Well, we are 14 weeks into our change in lifestyle of healthy eating and working out at least 4 times per week. We have both seen great progress so far. Alex continues to drop like a pound a day and I am still dropping, but the last 3-4 weeks have definately been staggering a little for me. I have also been struggling a lot the last few weeks with craving junk food and chocolate (which I normally don't even like). It has been really interesting to see the different ways Alex and I approach eating healthy and dealing with cravings. I am a salty person and Alex has a sweet tooth, but to Alex, food is just food. He can eat the same thing every day with NO change and be fine, no cheating or desire to because he keeps the end goal in mind. If he ever does cheat, it is intentional and he never goes overboard. This is NOT the way my mind works when it comes to food. I love eating and I love trying new things. I like for food to be exciting and I ge bored with the same thing over and over.
We are up in Horseshoe Bay this weekend spending Easter with Mom and Dad. I went running yesterday morning (I LOVE running here...the hills, the sky, it is SO beautiful. Every time I run, it becomes my me and God time) Well yesterday I was running and I stopped about halfway through my 45 minute run to do some crunches. I was thinking about our diet and how the last couples weeks had been staggering for me...not the same desire to be healthy, my workouts have slacked a little due to being busy after work etc, and I have just really been struggling the mental part of this diet. This is very frustrating, so I was trying to evaluate the last couple weeks, review any bad decisions I had made and figure out how to improve going forward. I am not so much concerned with the weight on the scale, but the last couple weeks have been TORTURE mentally. It was like every time I saw someone eating ANYTHING, I wanted food too, KNOWING I wasn't even hungry.
Well, God used my run yesterday to teach me soemthing about myself. It was one of those times where He is teaching you something you already know, have heard a million times, but it was still an A-HA moment. It was wonderful. As well as Alex and I have done with changing our lifestyle, for me something was missing....my focus. I feel like the way that God has brought me through this lifestyle change has two parts.

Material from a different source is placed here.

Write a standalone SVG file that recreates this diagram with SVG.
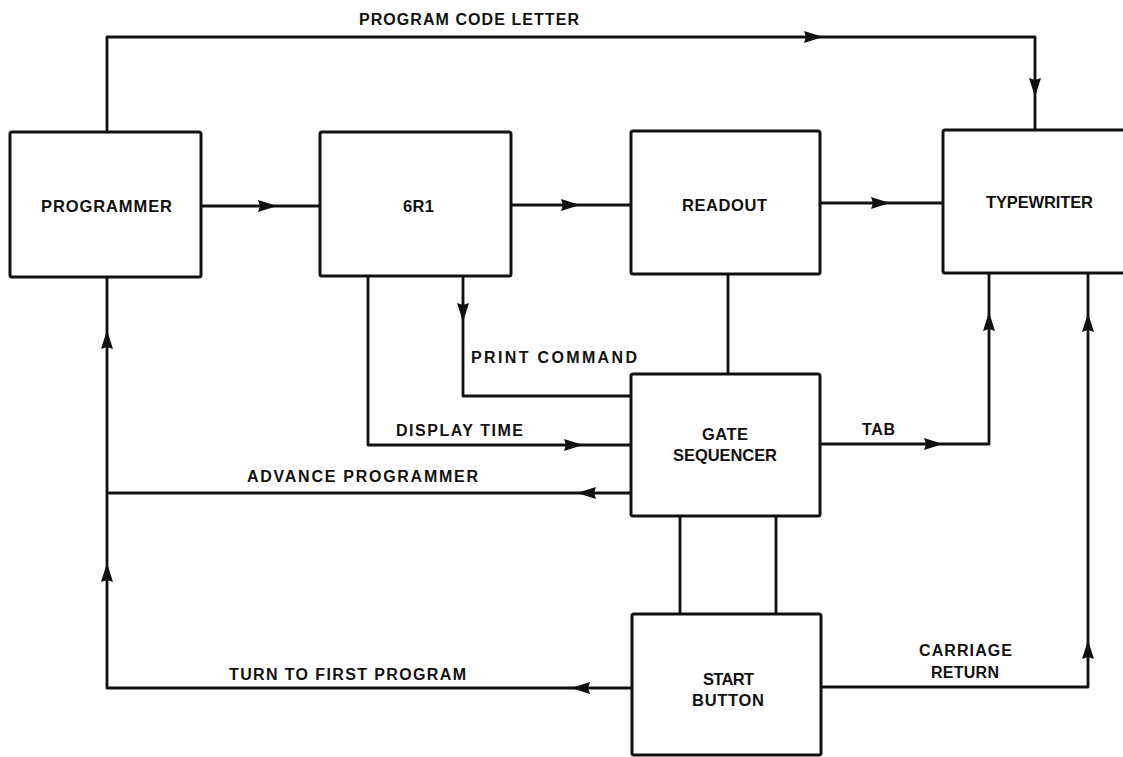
<svg xmlns="http://www.w3.org/2000/svg" xmlns:xlink="http://www.w3.org/1999/xlink" width="1123" height="757" viewBox="0 0 1123 757">
<style>
.box{fill:#fff;stroke:#111;stroke-width:3;}
.ln{fill:none;stroke:#111;stroke-width:2.8;stroke-linejoin:round;}
.ah{fill:#111;}
text{font-family:"Liberation Sans",Arial,sans-serif;font-weight:bold;fill:#111;}
.nl{font-size:16.5px;}
.el{font-size:16px;}
</style>
<defs>
<path id="ah" d="M0,0 L-19,-6 L-17,0 L-19,6 Z"/>
</defs>
<rect width="1123" height="757" fill="#fff"/>
<g id="connectors">
<path class="ln" d="M107,132 V37 H1035 V130"/>
<path class="ln" d="M201,206 H320"/>
<path class="ln" d="M511,205 H631"/>
<path class="ln" d="M820,203 H943"/>
<path class="ln" d="M463,276 V396 H631"/>
<path class="ln" d="M368,276 V445 H631"/>
<path class="ln" d="M728,274 V374"/>
<path class="ln" d="M631,493 H107"/>
<path class="ln" d="M631,688 H107 V277"/>
<path class="ln" d="M820,444 H989 V273"/>
<path class="ln" d="M821,687 H1088 V273"/>
<path class="ln" d="M680,516 V614"/>
<path class="ln" d="M776,516 V614"/>
<g class="ah">
<use xlink:href="#ah" transform="translate(823,37)"/>
<use xlink:href="#ah" transform="translate(1035,97) rotate(90)"/>
<use xlink:href="#ah" transform="translate(277,206)"/>
<use xlink:href="#ah" transform="translate(580,205)"/>
<use xlink:href="#ah" transform="translate(890,203)"/>
<use xlink:href="#ah" transform="translate(463,322) rotate(90)"/>
<use xlink:href="#ah" transform="translate(583,445)"/>
<use xlink:href="#ah" transform="translate(577,493) rotate(180)"/>
<use xlink:href="#ah" transform="translate(107,330) rotate(-90)"/>
<use xlink:href="#ah" transform="translate(107,563) rotate(-90)"/>
<use xlink:href="#ah" transform="translate(943,444)"/>
<use xlink:href="#ah" transform="translate(989,312) rotate(-90)"/>
<use xlink:href="#ah" transform="translate(1088,313) rotate(-90)"/>
<use xlink:href="#ah" transform="translate(1088,640) rotate(-90)"/>
<use xlink:href="#ah" transform="translate(571,688) rotate(180)"/>
</g>
<g id="edge-labels" class="el">
<text x="359" y="25" textLength="220" lengthAdjust="spacing">PROGRAM CODE LETTER</text>
<text x="471" y="363" textLength="166" lengthAdjust="spacing">PRINT COMMAND</text>
<text x="396" y="436" textLength="127" lengthAdjust="spacing">DISPLAY TIME</text>
<text x="247" y="482" textLength="231" lengthAdjust="spacing">ADVANCE PROGRAMMER</text>
<text x="862" y="435" textLength="33" lengthAdjust="spacing">TAB</text>
<text x="229" y="680" textLength="237" lengthAdjust="spacing">TURN TO FIRST PROGRAM</text>
<text x="919" y="656" textLength="93" lengthAdjust="spacing">CARRIAGE</text>
<text x="931" y="678" textLength="68" lengthAdjust="spacing">RETURN</text>
</g>
</g>
<g id="programmer">
<rect class="box" x="10" y="132" width="191" height="145" rx="2"/>
<text class="nl" x="41" y="212" textLength="131" lengthAdjust="spacing">PROGRAMMER</text>
</g>
<g id="n6r1">
<rect class="box" x="320" y="132" width="191" height="144" rx="2"/>
<text class="nl" x="403" y="212" textLength="31" lengthAdjust="spacing">6R1</text>
</g>
<g id="readout">
<rect class="box" x="631" y="131" width="189" height="143" rx="2"/>
<text class="nl" x="682" y="211" textLength="85" lengthAdjust="spacing">READOUT</text>
</g>
<g id="typewriter">
<rect class="box" x="943" y="130" width="190" height="143" rx="2"/>
<text class="nl" x="986" y="208" textLength="107" lengthAdjust="spacing">TYPEWRITER</text>
</g>
<g id="gate-sequencer">
<rect class="box" x="631" y="374" width="189" height="142" rx="2"/>
<text class="nl" x="702" y="440" textLength="46" lengthAdjust="spacing">GATE</text>
<text class="nl" x="673" y="461" textLength="104" lengthAdjust="spacing">SEQUENCER</text>
</g>
<g id="start-button">
<rect class="box" x="632" y="614" width="189" height="141" rx="2"/>
<text class="nl" x="703" y="685" textLength="51" lengthAdjust="spacing">START</text>
<text class="nl" x="692" y="706" textLength="72" lengthAdjust="spacing">BUTTON</text>
</g>
</svg>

Part 1: Teaching me how to NOT eat unhealthy. This is the part where I have to take the steps to not eat bad and not overeat(one of my biggest issues). He teaches you how to make better choices and trust that results will follow. Well we did that, it has been 14 weeks and between the two of us we have lost 50 pounds. YAY us, but now comes the next step.
Part 2: Now that we have made some progress, and we are over the beginning high, re-evaluate. (Bum-bum-bum) When I was running, God was really asking me....where is your focus in eating healthy, what is your end goal? Is it to be healthy and better able to serve me, or is it to be thin and hotsy totsy?? Yikes....so I prayed and prayed and KNEW that although from time to time my goal was to be healthy for God, it wasn't my overlying motivation. Being healthy has completely become an idol on top of an idol (food was laready an idol for me)...How did I not see this coming when Erika and I talk about how EASY it is for working out and eating well to become an idol ALL THE TIME!!! It is like in bible study where we always talk about knowing scripture and being prepared for things, yet when it was time to step up to the plate, I had forgotten my bat.
Ok, so...once I figured out that I have a problem (Hi, my name is Tonya and I have a problem). I had to re-evaluate my focus. The reason I am SO CONSUMED with the food I am NOT getting to eat is because that is all I think about. I am fortunate that I can choose what I want to eat. All the more reason to EAT HEALTHY!! We are not on so tight of a budget that we have to eat Ramen Noodles every day or something, I can pick healthy foods. So my way of combating this is that going forward, I need to more mindful of what I eat. More prayerful of what God would want me to eat. Might sound a little silly, but it will keep my focus on God and that my purpose for being healthy is one to be of better service to God and two to not make food an idol. If I am praying about what God wants me to eat, than I am also praying that God removes MY desires out and replaces them with his desire. I am one day in, at the place with the MOST temptations...Mom and Dads. :) Mom does great trying to have healthy food around, but it is like in my mind at Mom and Dad's we eat anything and everything in sight. :) But so far so good. Not trying to avoid all unhealthy stuff while we are here, being resonable, but still keeping the focus and NOT overindulging. We will see how today and tomorrow go.
Oh something else I learned yesterday was that food has ALWAYS been one of my idols and although I know that God can help it to not always be, if I am not constantly working on removing it as an idol, it can easily return, because once a trigger issue always a trigger issue.
Thanks for making it to the end of the post....I needed to flesh out some of my thoughts.